“To me, this safe storage message means a lot if it helps another family not have to experience this grief,” Eunice Benavidez tells PEOPLE
Eunice Benavidez was 3 years old when she and her family of five left the Dominican Republic to pursue the American dream. They ended up in New York City, where her father, Alejandro Guerrero, worked as a taxi driver to make ends meet. But in 1992, at age 42, he was shot and killed during an armed robbery.
“It was hard for my mother to be a widow and have three young children,” Benavidez tells PEOPLE. “I was the youngest. And learning a new language when you’ve been here for less than two years — you’re basically all alone.”

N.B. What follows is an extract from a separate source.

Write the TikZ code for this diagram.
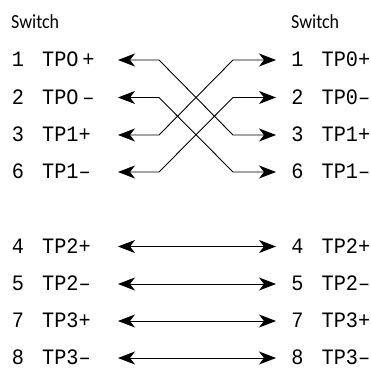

Benavidez says her mother “worked hard to get us out of here and move to Michigan,” where the family suffered another tragedy years later. Benavidez’s older brother, Alejandro Jr., was just weeks away from his 15th birthday when his best friend accidentally fatally shot him with an unsecured pistol in 2001.
“My big brother went to stay overnight and never came home,” Benavidez says. That tragedy, she says, represented “a different kind of gun violence that we didn’t even know was dangerous.”
Benavidez is now a social worker and volunteer at Moms Demand Action, a grassroots group within the nonprofit Everytown for Gun Safety, that works to prevent gun violence and advocate for safe gun storage.
She says she became a volunteer after learning about the Everytown Survivor Network and connecting with others affected by gun violence.